Наше положение при этих спорах было тем неприятнее, что мы чувствовали себя в чрезвычайно ложном положении. Я не встречал людей в таком тяжелом положении, как эти ленские станочники. Раз, кажется, в три года из Иркутска отправляется особая комиссия с целью установить цену на почтовую гоньбу. При этом, конечно, чиновничье усердие выражается в возможно дешевых ценах. Каждый раз, когда чиновники имеют дело с сравнительно хорошо обставленными жителями, имеющими, например, свою землю или покосы и имеющими возможность существовать без гоньбы, последние оказываются в сравнительно благоприятных условиях. Там же, где ни земли, ни покосов нету, местное население попадает на милость или немилость почтовых чиновников и вынуждено принимать всякие условия. Бедность на некоторых станках доходит до потрясающих размеров, и торговаться на этих станках было для нас истинным мучением. Я начал собирать данные, намереваясь огласить их в печати. На каждой станции я записывал ее население, имущество и государево жалованье. У меня накопилось, таким образом, много данных.

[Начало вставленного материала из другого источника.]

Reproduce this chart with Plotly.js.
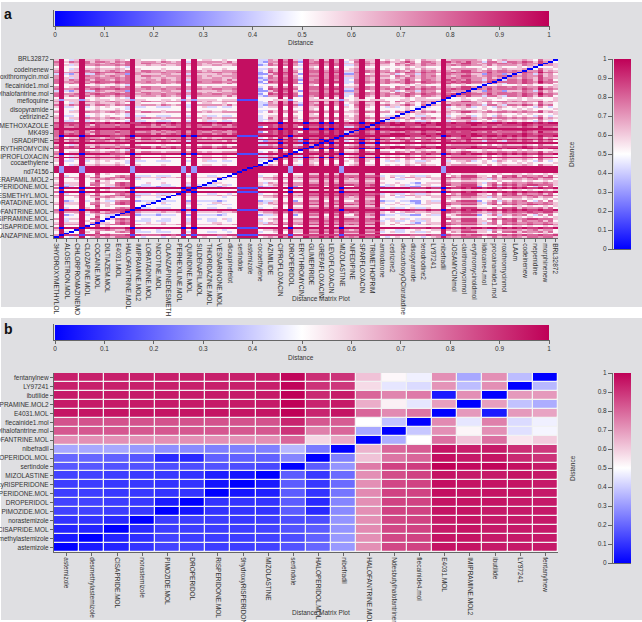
<!DOCTYPE html>
<html><head><meta charset="utf-8"><script src="https://cdn.plot.ly/plotly-3.0.1.min.js"></script>
<style>html,body{margin:0;padding:0;background:#fff}#c{width:642px;height:622px}</style></head>
<body><div id="c"></div><script>
const levels=[0,.15,.3,.42,.52,.62,.72,.8,.88,.97];
const colorStops=[[0,'#0000ff'],[.5,'#ffffff'],[1,'#bf0057']];
const rowPatternsA=[
"6953596676 6676795565 5655695965 5665569999 2376979639 6696979336 9659554657 6576659676 7766575666 657658665",
"5943595565 5565495444 4544494945 5445449999 3365969539 6595969456 9559454546 5465549566 6665464565 556547554",
"7966796787 7787796676 6766796976 6776679999 2487989749 7797989337 9769676768 7687769787 8877686777 768769776",
"4944494454 4454394444 4444494944 4444449999 4444949449 5494949445 9449444445 4554449544 5444544544 454544445",
"3932593376 5566296555 5665593955 5565569999 2257979529 6696969226 9459556346 6376649766 6755276625 557637564",
"6945597665 6765795776 6566696965 6556669999 3475969649 7796979556 9769664765 7576759656 8865676776 767668565",
"5933493454 5444393344 3334493945 3343349999 3455949549 5594949546 9549435345 4335449345 5634543654 545436434",
"7957697577 6576795666 5765693966 6665759999 3266979729 6797969347 9659675568 6477659867 6866377537 768758674",
"7978797587 7767798886 8678797978 8678689999 8887989789 8898989778 9879889998 8898899888 8898888788 889878888",
"5943594575 6577794344 4345494945 4435459999 4565969559 7797969676 9779434544 5434569655 7776457566 765776775",
"4934495474 4467693334 3334493944 3344349999 3445949559 7797979777 9778345334 5335449465 8885547477 857667574",
"5955594675 5478794454 4544495944 4554449999 5365969669 6696969666 9669544544 3245559766 7775367476 766766765",
"4944494484 5444494444 4444494944 4444449999 4444949449 5595959555 9559444444 4444449544 5554444544 554544545",
"6966695785 6778796555 5655695955 5565569999 5667979679 8898989787 9889546456 6556559876 8886567587 877877886",
"4923493464 3367792333 2333492933 3323449999 2335949249 7794979447 9679233433 2245339457 8882457365 767436474",
"5944594566 7655793444 3444494944 4443449999 4556959559 6696969656 9669544334 4544559655 7765536566 665675664",
"6935594774 5578794334 4334493934 3345349999 5456959669 8896989887 9789435453 4355449866 8885468687 867887775",
"7099909999 9888909999 9999909099 9999991111 9999990999 9999990999 9999999999 8889880988 9899899898 989889889",
"6188818878 8777818777 7887818188 8877881111 8888881888 8888881888 8888888888 7778771877 8788788787 878778778",
"5255525455 5455525544 4554525255 5545551111 4445552449 5555552545 5455544455 4555552444 5545554445 554555445",
"9999999999 9999999999 9999999999 9999999999 9999099990 9909099999 0990999999 9999999999 9999999999 999999999",
"8988898988 9898988998 9989898999 9899989999 9999099990 9909099899 0990989898 8989899898 8999899989 989989899",
"9299929999 9999929999 9999929299 9999999999 9999992999 9999992999 9999999999 9999992999 9999999999 999999999"
];
const rowMapA=[9,18,12,10,15,17,12,13,11,10,16,12,14,15,13,17,10,12,16,11,14,12,15,13,10,17,12,17,14,16,11,12,15,13,10,12,22,22,22,22,1,3,6,1,20,1,17,5,3,21,8,1,20,7,21,5,17,8,2,8,20,2,8,21,6,1,5,6,3,5,1,3,6,7,1,5,19,3,7,2,5,4,2,5,3,7,2,7,0,5,4,2,5,1,3,0,5,7,1];
const xLabelsA=["3HYDROXYMETHYLOL","ALOSETRON.MOL","CHLORPROMAZINEMO","CLOZAPINE.MOL","COCAINE.MOL","DILTIAZEM.MOL","E4031.MOL","HALOFANTRINE.MOL","IMIPRAMINE.MOL2","LORATADINE.MOL","NICOTINE.MOL","OLANZAPINEDESMETH","PERHEXILINE.MOL","QUINIDINE.MOL","SILDENAFIL.MOL","THIORIDAZINE.MOL","VESNARINONE.MOL","dicxapinefelot","sertindole","astemizole","cocaethylene","AZIMILIDE","CIPROFLOXACIN","DROPERIDOL","ERYTHROMYCIN","GLIMEPIRIDE","GREPAFLOXACIN","LEVOFLOXACIN","MIZOLASTINE","NIFEDIPINE","SPARFLOXACIN","TRIMETHOPRIM","amiodarone","cetirizine2","descarboxyOCloratadine","disopyramide","terodrodine2","LY97241","nibefradil","JOSAMYCINmol","clarithromycinmol","erythromycinoldmol","lidocaine4.mol","procainamide1.mol","roxithromycinmol","LAAm","codeinenew","nepenidine","morphinenew","BRL32872"];
const xTicksA=[0,2,4,6,8,10,12,14,16,18,20,22,24,26,28,30,32,34,36,38,40,42,44,46,48,50,52,54,56,58,60,62,64,66,68,70,72,74,76,78,80,82,84,86,88,90,92,94,96,98];
const yLabelsA=["3HYDROXYMETHYLOLANZAPINE.MOL","CISAPRIDE.MOL","DESIPRAMINE.MOL","HALOFANTRINE.MOL","LORATADINE.MOL","NORDESMETHYL.MOL","RISPERIDONE.MOL","VERAPAMIL.MOL2","nd74156","cocaethylene","CIPROFLOXACIN","ERYTHROMYCIN","ISRADIPINE","MK499","SULFAMETHOXAZOLE","cetirizine2","disopyramide","mefloquine","tbutylhalofantrine.mol","flecainide1.mol","roxithromycin.mol","codeinenew","BRL32872"];
const yTicksA=[1,6,10,14,19,23,28,32,36,41,44.5,49,53.5,57.5,61.5,66.5,70.5,75.5,79.5,83.5,88.5,92.5,98.5];
const drugsB=["astemizole","desmethylastemizole","CISAPRIDE.MOL","norastemizole","PIMOZIDE.MOL","DROPERIDOL","RISPERIDONE.MOL","9hydroxyRISPERIDONE","MIZOLASTINE","sertindole","HALOPERIDOL.MOL","nibefradil","HALOFANTRINE.MOL","Ndesbutylhalofantrinemol","flecainide4.mol","E4031.MOL","IMIPRAMINE.MOL2","ibutilide","LY97241","fentanylnew"];
const yDrugsB=["astemizole","desmethylastemizole","CISAPRIDE.MOL","norastemizole","PIMOZIDE.MOL","DROPERIDOL","RISPERIDONE.MOL","9hydroxyRISPERIDONE","MIZOLASTINE","sertindole","HALOPERIDOL.MOL","nibefradil","HALOFANTRINE.MOL","Ndesbutylhalofantrine.mol","flecainide1.mol","E4031.MOL","IMIPRAMINE.MOL2","ibutilide","LY97241","fentanylnew"];
const zB=[
[0,.05,.07,.1,.13,.13,.12,.12,.13,.16,.2,.3,.72,.86,.87,.96,.96,.95,.95,.95],
[.05,0,.07,.09,.13,.12,.12,.12,.13,.15,.19,.3,.72,.86,.87,.96,.96,.95,.95,.95],
[.07,.07,0,.08,.12,.12,.12,.12,.13,.16,.18,.29,.73,.86,.87,.95,.96,.95,.95,.95],
[.1,.1,.08,0,.12,.12,.12,.11,.12,.15,.15,.29,.72,.86,.87,.95,.96,.95,.95,.95],
[.13,.13,.12,.11,0,.04,.1,.1,.1,.18,.08,.27,.72,.87,.87,.96,.96,.95,.95,.95],
[.13,.13,.12,.11,.05,0,.1,.1,.1,.18,.08,.26,.72,.87,.87,.96,.96,.96,.95,.95],
[.12,.12,.11,.11,.1,.1,0,.04,.06,.18,.1,.23,.73,.87,.87,.97,.96,.96,.96,.95],
[.12,.12,.11,.11,.1,.1,.04,0,.05,.18,.11,.21,.72,.86,.87,.97,.96,.96,.96,.95],
[.13,.13,.12,.11,.11,.1,.06,.04,0,.18,.11,.21,.72,.85,.87,.96,.95,.95,.96,.95],
[.17,.17,.16,.16,.15,.15,.16,.15,.14,0,.18,.29,.76,.87,.88,1,.98,.99,.97,.95],
[.2,.2,.19,.17,.08,.08,.19,.19,.19,.26,0,.25,.62,.77,.8,.97,.95,.96,.92,.9],
[.33,.33,.33,.3,.28,.27,.25,.25,.25,.36,.24,0,.65,.8,.82,.96,.94,.95,.91,.89],
[.72,.72,.72,.72,.72,.72,.72,.72,.72,.8,.58,.67,0,.34,.5,.78,.62,.78,.55,.6],
[.83,.83,.83,.83,.83,.83,.83,.83,.83,.9,.75,.8,.33,0,.39,.72,.52,.72,.44,.48],
[.84,.84,.84,.84,.84,.84,.84,.84,.84,.93,.83,.82,.5,.38,0,.73,.45,.75,.43,.47],
[.96,.96,.96,.96,.96,.96,.96,.96,.96,1,.93,.96,.8,.73,.77,0,.7,.05,.7,.68],
[.95,.95,.95,.95,.95,.95,.95,.95,.95,1,.93,.95,.66,.53,.45,.69,0,.69,.38,.34],
[.95,.95,.95,.95,.95,.95,.95,.95,.95,1,.92,.95,.8,.74,.76,.05,.72,0,.7,.7],
[.94,.94,.94,.94,.94,.94,.94,.94,.94,.99,.9,.89,.57,.45,.43,.71,.37,.72,0,.36],
[.94,.94,.94,.94,.94,.94,.94,.94,.94,.99,.91,.9,.62,.515,.47,.72,.33,.72,.37,0]
];
const barTicks=[0,.1,.2,.3,.4,.5,.6,.7,.8,.9,1];
const barText=["0","0.1","0.2","0.3","0.4","0.5","0.6","0.7","0.8","0.9","1"];

const W=642,H=622;
const px=v=>v/W, py=v=>1-v/H;
const zA=rowMapA.map((p,r)=>{const a=rowPatternsA[p].replace(/ /g,'').split('').map(c=>levels[+c]);a[r]=0;return a;});
const FN='"Liberation Sans",Arial,sans-serif';
const tf={family:FN,size:6.5,color:'#333'};
function hbar(y){return {orientation:'h',thicknessmode:'pixels',thickness:15,lenmode:'pixels',len:494,x:px(55),xanchor:'left',y:py(y),yanchor:'top',xpad:0,ypad:0,outlinewidth:0,borderwidth:0,tickmode:'array',tickvals:barTicks,ticktext:barText,ticks:'outside',ticklen:4,tickcolor:'#666',tickwidth:1,tickfont:tf};}
function vbar(y){return {orientation:'v',thicknessmode:'pixels',thickness:17,lenmode:'pixels',len:190,x:px(614),xanchor:'left',y:py(y),yanchor:'top',xpad:0,ypad:0,outlinewidth:0,borderwidth:0,ticks:'',showticklabels:false};}
const base={type:'heatmap',zmin:0,zmax:1,colorscale:colorStops,hoverinfo:'skip'};
const traces=[
 Object.assign({},base,{z:zA,xaxis:'x',yaxis:'y',showscale:true,colorbar:hbar(11)}),
 Object.assign({},base,{z:zA,xaxis:'x',yaxis:'y',showscale:true,colorbar:vbar(59)}),
 Object.assign({},base,{z:zB,xaxis:'x2',yaxis:'y2',xgap:1.5,ygap:1.5,showscale:true,colorbar:hbar(325)}),
 Object.assign({},base,{z:zB,xaxis:'x2',yaxis:'y2',xgap:1.5,ygap:1.5,showscale:true,colorbar:vbar(373)}),
 {type:'scatter',mode:'none',x:barTicks,y:barTicks,xaxis:'x3',yaxis:'y3',hoverinfo:'skip'},
 {type:'scatter',mode:'none',x:barTicks,y:barTicks,xaxis:'x4',yaxis:'y4',hoverinfo:'skip'}
];
function ax(dom,extra){return Object.assign({domain:dom,showgrid:false,zeroline:false,showline:true,linecolor:'#666',linewidth:1,ticks:'outside',ticklen:3,tickcolor:'#666',tickfont:tf,tickmode:'array'},extra);}
function hiddenX(anchor){return {domain:[px(613),px(631)],anchor:anchor,range:[0,1],showgrid:false,zeroline:false,showticklabels:false,ticks:'',showline:true,linecolor:'#666',linewidth:1};}
const idxB=drugsB.map((d,i)=>i);
const layout={width:W,height:H,margin:{l:0,r:0,t:0,b:0},paper_bgcolor:'#ffffff',plot_bgcolor:'rgba(0,0,0,0)',showlegend:false,
 xaxis:ax([px(54),px(558)],{anchor:'y',range:[-.5,98.5],tickvals:xTicksA,ticktext:xLabelsA,tickangle:90}),
 yaxis:ax([py(238),py(59)],{anchor:'x',range:[-.5,98.5],tickvals:yTicksA,ticktext:yLabelsA}),
 xaxis2:ax([px(54),px(558)],{anchor:'y2',range:[-.5,19.5],tickvals:idxB,ticktext:drugsB,tickangle:90}),
 yaxis2:ax([py(552),py(373)],{anchor:'x2',range:[-.5,19.5],tickvals:idxB,ticktext:yDrugsB}),
 xaxis3:hiddenX('y3'),
 yaxis3:ax([py(249),py(59)],{anchor:'x3',range:[0,1],tickvals:barTicks,ticktext:barText,ticklen:4}),
 xaxis4:hiddenX('y4'),
 yaxis4:ax([py(563),py(373)],{anchor:'x4',range:[0,1],tickvals:barTicks,ticktext:barText,ticklen:4}),
 shapes:[
  {type:'rect',xref:'paper',yref:'paper',layer:'below',x0:px(1),x1:1,y0:py(2),y1:py(307),fillcolor:'#dfdfe2',line:{width:0}},
  {type:'rect',xref:'paper',yref:'paper',layer:'below',x0:px(1),x1:1,y0:py(318),y1:py(620),fillcolor:'#dfdfe2',line:{width:0}},
  {type:'rect',xref:'paper',yref:'paper',layer:'below',x0:px(54),x1:px(558),y0:py(373),y1:py(552),fillcolor:'#f2f2f3',line:{width:0}},
  {type:'line',xref:'paper',yref:'paper',x0:px(53.5),x1:px(53.5),y0:py(10),y1:py(27),line:{color:'#666',width:1}},
  {type:'line',xref:'paper',yref:'paper',x0:px(53.5),x1:px(549),y0:py(26.5),y1:py(26.5),line:{color:'#666',width:1}},
  {type:'line',xref:'paper',yref:'paper',x0:px(53.5),x1:px(53.5),y0:py(324),y1:py(341),line:{color:'#666',width:1}},
  {type:'line',xref:'paper',yref:'paper',x0:px(53.5),x1:px(549),y0:py(340.5),y1:py(340.5),line:{color:'#666',width:1}}
 ],
 annotations:[
  note(8,14,'<b>a</b>',{family:FN,size:14,color:'#111'}),
  note(8,329,'<b>b</b>',{family:FN,size:14,color:'#111'}),
  note(301,43,'Distance',tf),note(301,357,'Distance',tf),
  note(321,298,'Distance Matrix Plot',tf),note(321,612,'Distance Matrix Plot',tf),
  note(572,154,'Distance',tf,-90),note(572,468,'Distance',tf,-90)
 ]};
function note(x,y,t,f,ang){return {xref:'paper',yref:'paper',x:px(x),y:py(y),text:t,showarrow:false,font:f,textangle:ang||0,xanchor:'center',yanchor:'middle'};}
Plotly.newPlot('c',traces,layout,{displayModeBar:false,staticPlot:true});
</script></body></html>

Однажды, когда мы ехали с одного из станков, снизу по Лене надвигалась большая туча. Мы ехали верхами, вещи наши прикреплялись к седлам в виде вьюков, и нам постоянно приходилось смотреть, чтобы из этих вьюков что-нибудь не упало на каменистый берег. Особенные затруднения доставлял нам Кобылянский. Он был чрезвычайно здоров и мог спать, сидя в седле. Его лошадь постоянно отставала, а ямщик покрикивал пронзительным голосом:
– Не отставай, не отставай!
И я до сих пор слышу его высокий голос: «Не отставай, не отставай!»
Мы не заметили из-за вьюги, что Кобылянский у нас потерялся. Мне пришлось вернуться, и я увидел Кобылянского спокойно спавшим в седле. Лошадь его стояла у берега и щипала зеленые еще листья, и его засыпало снегом. Я разбудил его, и мы поехали дальше. Крик «не отставай, не отставай» едва доносился спереди из-за шума вьюги. Моя книжка со статистическими данными лежала у меня в кармане. Когда мы заторопились, я не заметил, что карман прорвался и мои записки упали в снег. Приехав на станцию, я спохватился, но о поисках не могло быть и речи: снаружи была настоящая пурга, а на следующий день все уже было бело от глубоко выпавшего снега. Так мои записи и пропали – наверно, следующей весной мою книжку унесло на какой-нибудь льдине в Ледовитый океан.
Уже за Крестовской станцией нас застигли морозы. Мы предпочитали ночевать на открытом воздухе, чтобы избегнуть духоты юрт. Но на этой станции мы едва могли выдержать мороз. Лена уже замерзала. Помню, как у меня на подушке обмерзал иней, и я рисковал отморозить себе нос или ухо. Товарищи предпочитали ночевать в юрте.